#sermon I should’ve been a Desert Father

by Jim Morgan

The time has come for me to knuckle down and do what I know I should. For many years now I have run away from any serious attempts to explore my religious faith. Due to my history with religion most of the time I would simply prefer that religion went away.

My indolent self wants to travel down the fundamentalist/evangelical path. The engineers paved this path with ease. The evangelicals only require that one sit in a church service like a sponge once a week, pay some tithes, quit cussing and buy gaudy Christian trinkets at the local marketplace. Actions beyond saying a trite “I’ll be praying for you” or taking Bible verses out of context never made the evangelical’s to-do list.

However, I crave more than having a preacher say that I loved the church at my funeral. For more than 30 years my life consisted of Bible reading and memorization, church attendance, working on programs, preaching, teaching Sunday School classes, staying away from sin and sinners, and all the other effluvium of a good Christianity. These actions do not satisfy the seeker who resides in my soul. They amount to little more than people pleasing legalism. I would not classify any of these things as bad.
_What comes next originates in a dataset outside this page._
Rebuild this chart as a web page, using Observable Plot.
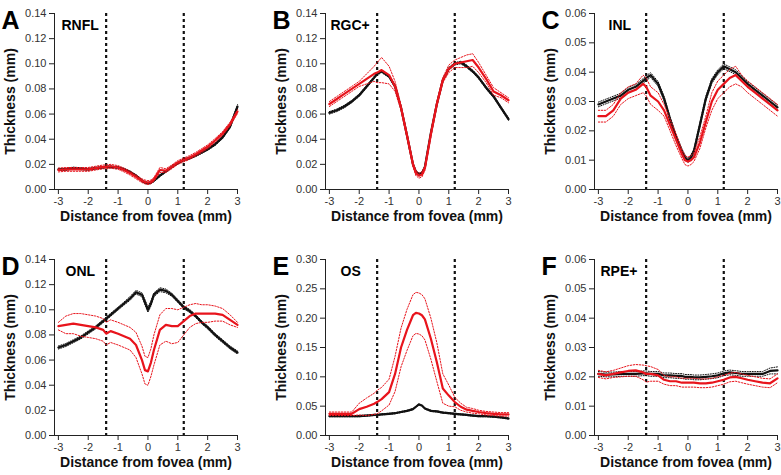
<!DOCTYPE html>
<html>
<head>
<meta charset="utf-8">
<script src="https://cdn.jsdelivr.net/npm/d3@7"></script>
<script src="https://cdn.jsdelivr.net/npm/@observablehq/plot@0.6"></script>
<style>
  html, body { margin: 0; padding: 0; background: #fff; }
  #chart { position: relative; width: 781px; height: 475px; overflow: hidden; font-family: "Liberation Sans", Arial, sans-serif; }
  #chart svg { position: absolute; }
</style>
</head>
<body>
<div id="chart"></div>
<script>
// ---- data (distance from fovea, mm) ----
const xs = [-3, -2.75, -2.5, -2.25, -2, -1.75, -1.5, -1.4, -1.25, -1, -0.8, -0.6, -0.4, -0.2, -0.1, 0, 0.1, 0.2, 0.4, 0.6, 0.8, 1, 1.2, 1.4, 1.6, 1.8, 2, 2.25, 2.5, 2.75, 3];
const xTicks = [-3, -2, -1, 0, 1, 2, 3];
const foveaLines = [-1.4, 1.2];
const ticks014 = [0, 0.02, 0.04, 0.06, 0.08, 0.10, 0.12, 0.14];
const ticks006 = [0, 0.01, 0.02, 0.03, 0.04, 0.05, 0.06];
const ticks030 = [0, 0.05, 0.10, 0.15, 0.20, 0.25, 0.30];
const panelLetters = ["A", "B", "C", "D", "E", "F"];
const layerNames = ["RNFL", "RGC+", "INL", "ONL", "OS", "RPE+"];

// RNFL
const blackA = [0.016, 0.016, 0.017, 0.0165, 0.016, 0.017, 0.0175, 0.018, 0.018, 0.0175, 0.016, 0.014, 0.011, 0.007, 0.0055, 0.005, 0.0055, 0.007, 0.011, 0.0145, 0.018, 0.021, 0.0235, 0.025, 0.027, 0.0295, 0.032, 0.036, 0.0415, 0.050, 0.066];
const blackSemA = [0.0008, 0.0008, 0.0008, 0.0008, 0.0008, 0.0008, 0.0008, 0.0008, 0.0008, 0.0008, 0.0008, 0.0008, 0.0008, 0.0008, 0.0008, 0.0008, 0.0008, 0.0008, 0.0008, 0.0008, 0.0008, 0.0008, 0.0008, 0.0008, 0.0008, 0.0008, 0.0008, 0.001, 0.001, 0.0012, 0.0015];
const redA = [0.0155, 0.016, 0.016, 0.016, 0.016, 0.017, 0.018, 0.018, 0.0185, 0.0175, 0.0155, 0.013, 0.010, 0.007, 0.006, 0.0055, 0.006, 0.008, 0.0155, 0.015, 0.018, 0.0215, 0.0235, 0.0255, 0.028, 0.031, 0.034, 0.039, 0.0445, 0.052, 0.062];
const redSemA = [0.0015, 0.0015, 0.0015, 0.0015, 0.0015, 0.0015, 0.0015, 0.0015, 0.0015, 0.0015, 0.0015, 0.0015, 0.0015, 0.0015, 0.0015, 0.0015, 0.0015, 0.0015, 0.002, 0.0015, 0.0015, 0.0015, 0.0015, 0.0015, 0.0015, 0.0015, 0.0015, 0.0015, 0.0015, 0.0015, 0.0015];
// RGC+
const blackB = [0.061, 0.063, 0.066, 0.070, 0.075, 0.082, 0.089, 0.092, 0.094, 0.090, 0.082, 0.065, 0.043, 0.020, 0.014, 0.012, 0.013, 0.018, 0.045, 0.068, 0.087, 0.096, 0.100, 0.101, 0.098, 0.094, 0.089, 0.081, 0.074, 0.065, 0.056];
const blackSemB = [0.001, 0.001, 0.001, 0.001, 0.001, 0.001, 0.001, 0.001, 0.001, 0.001, 0.001, 0.001, 0.001, 0.001, 0.001, 0.001, 0.001, 0.001, 0.001, 0.001, 0.001, 0.001, 0.001, 0.001, 0.001, 0.001, 0.001, 0.001, 0.001, 0.001, 0.001];
const redB = [0.068, 0.072, 0.076, 0.080, 0.084, 0.088, 0.092, 0.093, 0.095, 0.091, 0.082, 0.065, 0.043, 0.020, 0.013, 0.011, 0.012, 0.017, 0.044, 0.068, 0.087, 0.096, 0.100, 0.101, 0.102, 0.103, 0.097, 0.088, 0.078, 0.075, 0.071];
const redSemB = [0.002, 0.002, 0.002, 0.002, 0.002, 0.004, 0.006, 0.008, 0.010, 0.007, 0.004, 0.002, 0.002, 0.002, 0.002, 0.002, 0.002, 0.002, 0.002, 0.002, 0.002, 0.003, 0.003, 0.004, 0.005, 0.005, 0.004, 0.003, 0.003, 0.002, 0.002];
// INL
const blackC = [0.029, 0.030, 0.031, 0.032, 0.034, 0.035, 0.037, 0.038, 0.039, 0.036, 0.031, 0.024, 0.018, 0.013, 0.011, 0.010, 0.011, 0.013, 0.022, 0.031, 0.037, 0.040, 0.042, 0.041, 0.040, 0.038, 0.036, 0.034, 0.032, 0.030, 0.028];
const blackSemC = [0.0008, 0.0008, 0.0008, 0.0008, 0.0008, 0.0008, 0.0008, 0.0008, 0.0008, 0.0008, 0.0008, 0.0008, 0.0008, 0.0008, 0.0008, 0.0008, 0.0008, 0.0008, 0.0008, 0.0008, 0.0008, 0.0008, 0.0008, 0.0008, 0.0008, 0.0008, 0.0008, 0.0008, 0.0008, 0.0008, 0.0008];
const redC = [0.025, 0.025, 0.027, 0.031, 0.033, 0.034, 0.036, 0.035, 0.032, 0.030, 0.027, 0.022, 0.017, 0.012, 0.010, 0.0095, 0.010, 0.011, 0.016, 0.023, 0.030, 0.034, 0.036, 0.038, 0.039, 0.037, 0.035, 0.033, 0.031, 0.029, 0.027];
const redSemC = [0.002, 0.002, 0.002, 0.002, 0.002, 0.002, 0.003, 0.003, 0.003, 0.003, 0.002, 0.002, 0.002, 0.0015, 0.0015, 0.0015, 0.0015, 0.0015, 0.002, 0.002, 0.003, 0.003, 0.003, 0.003, 0.003, 0.002, 0.002, 0.002, 0.002, 0.002, 0.002];
// ONL
const blackD = [0.070, 0.072, 0.075, 0.078, 0.082, 0.086, 0.091, 0.093, 0.096, 0.101, 0.105, 0.109, 0.114, 0.112, 0.106, 0.100, 0.105, 0.112, 0.116, 0.115, 0.112, 0.107, 0.102, 0.099, 0.095, 0.090, 0.086, 0.080, 0.075, 0.070, 0.066];
const blackSemD = [0.0012, 0.0012, 0.0012, 0.0012, 0.0012, 0.0012, 0.0012, 0.0012, 0.0012, 0.0012, 0.0012, 0.0015, 0.0015, 0.0015, 0.002, 0.002, 0.002, 0.0015, 0.0015, 0.0015, 0.0012, 0.0012, 0.0012, 0.0012, 0.0012, 0.0012, 0.0012, 0.0012, 0.0012, 0.0012, 0.0012];
const redD = [0.087, 0.088, 0.089, 0.088, 0.087, 0.086, 0.084, 0.081, 0.083, 0.081, 0.079, 0.077, 0.072, 0.060, 0.052, 0.051, 0.058, 0.068, 0.084, 0.088, 0.087, 0.087, 0.091, 0.095, 0.097, 0.097, 0.097, 0.097, 0.096, 0.092, 0.088];
const redSemD = [0.003, 0.007, 0.008, 0.009, 0.009, 0.009, 0.009, 0.009, 0.009, 0.009, 0.009, 0.009, 0.010, 0.011, 0.011, 0.011, 0.011, 0.012, 0.012, 0.013, 0.014, 0.013, 0.011, 0.009, 0.008, 0.007, 0.007, 0.006, 0.005, 0.004, 0.002];
// OS
const blackE = [0.033, 0.033, 0.033, 0.033, 0.033, 0.034, 0.035, 0.035, 0.036, 0.037, 0.038, 0.040, 0.042, 0.045, 0.049, 0.053, 0.051, 0.046, 0.042, 0.041, 0.039, 0.038, 0.037, 0.036, 0.035, 0.034, 0.033, 0.033, 0.032, 0.031, 0.029];
const blackSemE = [0.001, 0.001, 0.001, 0.001, 0.001, 0.001, 0.001, 0.001, 0.001, 0.001, 0.001, 0.001, 0.001, 0.001, 0.001, 0.001, 0.001, 0.001, 0.001, 0.001, 0.001, 0.001, 0.001, 0.001, 0.001, 0.001, 0.001, 0.001, 0.001, 0.001, 0.001];
const redE = [0.037, 0.037, 0.037, 0.037, 0.045, 0.049, 0.054, 0.057, 0.062, 0.074, 0.105, 0.150, 0.180, 0.205, 0.209, 0.208, 0.205, 0.198, 0.165, 0.125, 0.080, 0.068, 0.057, 0.049, 0.044, 0.042, 0.040, 0.038, 0.037, 0.036, 0.036];
const redSemE = [0.003, 0.003, 0.003, 0.003, 0.010, 0.015, 0.018, 0.020, 0.020, 0.022, 0.030, 0.033, 0.035, 0.035, 0.035, 0.035, 0.035, 0.035, 0.035, 0.033, 0.025, 0.018, 0.008, 0.006, 0.004, 0.004, 0.003, 0.003, 0.003, 0.003, 0.003];
// RPE+
const blackF = [0.021, 0.0208, 0.0208, 0.021, 0.021, 0.021, 0.0212, 0.0212, 0.021, 0.021, 0.0205, 0.0205, 0.0203, 0.0203, 0.020, 0.020, 0.020, 0.0198, 0.0198, 0.020, 0.0202, 0.0205, 0.0212, 0.0215, 0.0213, 0.021, 0.021, 0.021, 0.021, 0.022, 0.0222];
const blackSemF = [0.0008, 0.0008, 0.0008, 0.0008, 0.0008, 0.0008, 0.0008, 0.0008, 0.0008, 0.0008, 0.0008, 0.0008, 0.0008, 0.0008, 0.0008, 0.0008, 0.0008, 0.0008, 0.0008, 0.0008, 0.0008, 0.0008, 0.0008, 0.0008, 0.0008, 0.0008, 0.0008, 0.0008, 0.0008, 0.001, 0.0012];
const redF = [0.021, 0.0205, 0.021, 0.0215, 0.022, 0.0222, 0.0215, 0.021, 0.021, 0.0205, 0.019, 0.0185, 0.0185, 0.018, 0.018, 0.018, 0.018, 0.018, 0.0178, 0.0178, 0.018, 0.0185, 0.019, 0.0198, 0.020, 0.0195, 0.019, 0.0185, 0.018, 0.0178, 0.0195];
const redSemF = [0.0012, 0.0012, 0.0012, 0.0015, 0.0018, 0.002, 0.0025, 0.0028, 0.0025, 0.002, 0.0015, 0.0015, 0.0015, 0.0015, 0.0015, 0.0015, 0.0015, 0.0015, 0.0015, 0.0015, 0.0015, 0.0015, 0.0015, 0.0015, 0.0015, 0.0015, 0.0015, 0.0015, 0.0015, 0.0015, 0.0015];

const series = [
  [blackA, blackSemA, redA, redSemA],
  [blackB, blackSemB, redB, redSemB],
  [blackC, blackSemC, redC, redSemC],
  [blackD, blackSemD, redD, redSemD],
  [blackE, blackSemE, redE, redSemE],
  [blackF, blackSemF, redF, redSemF]
];
const yTickSets = [ticks014, ticks014, ticks006, ticks014, ticks030, ticks006];

// ---- layout ----
const RED = "#e8141c";
const lefts = [0, 271, 540];
const tops = [0, 246];
const labelDx = [7, 5, 14, 11, 15, 6];
const fmt = d3.format(".2f");
const chart = document.getElementById("chart");

series.forEach(([blk, blkSem, red, redSem], i) => {
  const rows = xs.map((x, j) => ({
    x,
    b: blk[j], bHi: blk[j] + blkSem[j], bLo: blk[j] - blkSem[j],
    r: red[j], rHi: red[j] + redSem[j], rLo: red[j] - redSem[j]
  }));
  const yt = yTickSets[i];
  const yMax = yt[yt.length - 1];
  const svg = Plot.plot({
    width: 250,
    height: 229,
    marginLeft: 54,
    marginRight: 13,
    marginTop: 13,
    marginBottom: 40,
    style: {background: "transparent", overflow: "visible", fontFamily: "'Liberation Sans', Arial, sans-serif", color: "#222"},
    x: {domain: [-3.13, 3]},
    y: {domain: [0, yMax]},
    marks: [
      Plot.axisX({ticks: xTicks, tickSize: 5, tickPadding: 3, fontSize: 11, label: null, fill: "#333", tickFormat: d => String(d)}),
      Plot.axisY({ticks: yt, tickSize: 5, tickPadding: 3, fontSize: 11, label: null, tickFormat: fmt, fill: "#333"}),
      Plot.frame({anchor: "left", stroke: "#222"}),
      Plot.frame({anchor: "bottom", stroke: "#222"}),
      Plot.ruleX(foveaLines, {stroke: "#111", strokeWidth: 2.2, strokeDasharray: "3,3"}),
      Plot.line(rows, {x: "x", y: "bHi", stroke: "#111", strokeWidth: 1, strokeDasharray: "1,1.5"}),
      Plot.line(rows, {x: "x", y: "bLo", stroke: "#111", strokeWidth: 1, strokeDasharray: "1,1.5"}),
      Plot.line(rows, {x: "x", y: "b", stroke: "#111", strokeWidth: 2.2}),
      Plot.line(rows, {x: "x", y: "rHi", stroke: RED, strokeWidth: 1, strokeDasharray: "1.5,1.5"}),
      Plot.line(rows, {x: "x", y: "rLo", stroke: RED, strokeWidth: 1, strokeDasharray: "1.5,1.5"}),
      Plot.line(rows, {x: "x", y: "r", stroke: RED, strokeWidth: 2.2}),
      Plot.text(["Thickness (mm)"], {frameAnchor: "left", dx: -44, rotate: -90, textAnchor: "middle", fontSize: 14, fontWeight: "bold", fill: "#111"}),
      Plot.text(["Distance from fovea (mm)"], {frameAnchor: "bottom", dy: 31, textAnchor: "middle", fontSize: 14, fontWeight: "bold", fill: "#111"}),
      Plot.text([panelLetters[i]], {frameAnchor: "top-left", dx: -53, dy: -2, textAnchor: "start", fontSize: 25, fontWeight: "bold", fill: "#000"}),
      Plot.text([layerNames[i]], {frameAnchor: "top-left", dx: labelDx[i], dy: 7, textAnchor: "start", fontSize: 14, fontWeight: "bold", fill: "#000"})
    ]
  });
  svg.style.left = lefts[i % 3] + "px";
  svg.style.top = tops[Math.floor(i / 3)] + "px";
  chart.appendChild(svg);
});
</script>
</body>
</html>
I just classify them as acts, not necessarily spiritual acts or bad acts, just acts.

I did the acts. As they have many other people, the acts failed me.

While I practised evangelical Christianity I read a small book that Gary Thomas wrote called Spiritual Pathways. It opened my eyes to many things on my walk. I attempted to apply the lessons of the book to my life and live in a self-imposed paradigm that I felt would make me a better person. This may not have been the intention of Mr Thomas.

In the book Thomas outlined many differing ways to see God. I forget the entire list of different paths at this point but he mentioned:

  • Naturalist: Naturalists Draw near to God through nature.
    Sensate: Sensates draw near to God through the senses.
    Traditionalist: Traditionalists draw near to God through ritual and symbol.
    Ascetics: Ascetics draw near to God through solitude and simplicity.
    Activists: Activists draw near to God through bringing about social change
    Caregiver: Caregivers draw near to God through caring for and serving others.
    Enthusiast: Enthusiasts draw near to God through celebration and mystery.
    Contemplative: Contemplatives draw near to God through personal adoration and heartfelt devotion.
    Intellectual: Intellectuals draw near to God through their minds.

I found no satisfaction here either. After some reflection I understood that it did not satisfy because I missed one big point: I wanted to work on me, i.e. make me a better person. I retained the central place in my heart and soul.

I can never satisfy.

I needed God. I still need God. I crave for God. Like the Psalmist says in Psalm 42 “…my heart panteth…” for God.

I don’t need a label. I don’t need a denomination. I don’t need a creed. I don’t need a ceremony…

I NEED GOD.

I want God to encircle me, wrap his arms around me, love me, care for me… I want to hear his voice and I want to feel his presence. I crave direct contact with the All-Mighty. I don’t want to read about it second hand from some book or hear about it on the radio. I want the God that one can not purchase from the local Christian bookstore. I want God’s fingerprints all over me. I want to smell like God does.

Some people draw close to God through the rituals and ecstasy. Most, if not all, churches follow this path. God did not wire me for this path. On the list of spiritual paths above I would  classify myself as an ascetic-naturalist-intellectual. None of the institutional churches that I have ever attended have a place for me. Institutional churches provide the spiritual needs of many people, they make me uncomfortable.

Please hear me, I do not intend to offend anyone with these comments but I must speak from the heart. The institution that we call the church has failed to help me find God in any meaningful way. Sure it taught me doctrines and dogmas and has given me tons of antique songs to whistle and some pointless contemporary songs to dance to but it has not given me God. It has also not given me the means or knowledge on how to seek God.

My path lies down other avenues, like maybe monasticism.

Last week I spoke about God offering us a journey. I now begin this journey. My journey posits more questions than answers. It begins not with a long statement of “this Jim believes” but rather with a list of questions and a lot of navel-gazing. The Christian community may reject me. Many will not even understand me or my quest but a desire for God overpowers the innate desire desire of acceptance.

The journey begins with a simple statement: I believe in God and desire direct contact with God.

The journey for now will focus on seeking God in everything. Where does God work? Where does God live? How does God act? How does this all relate to me?

I shall practise mindfulness. I will pay close attention to the world around me. I inhabit this world. If God wants to communicate with me it must happen in the real world.

I will not resort to the trite and cliched answers of anyone’s religious ideology. I reject any label that one may think applies to me and I refuse to classify myself. If God transcends our world then surely God transcends our puny labels.

I will continue to live with good humour and try to seek peace, both for myself and other people.

I believe that I act the way I do because God wants me this way. Rather than seeking to change myself and feel guilty about myself I will learn to relish myself.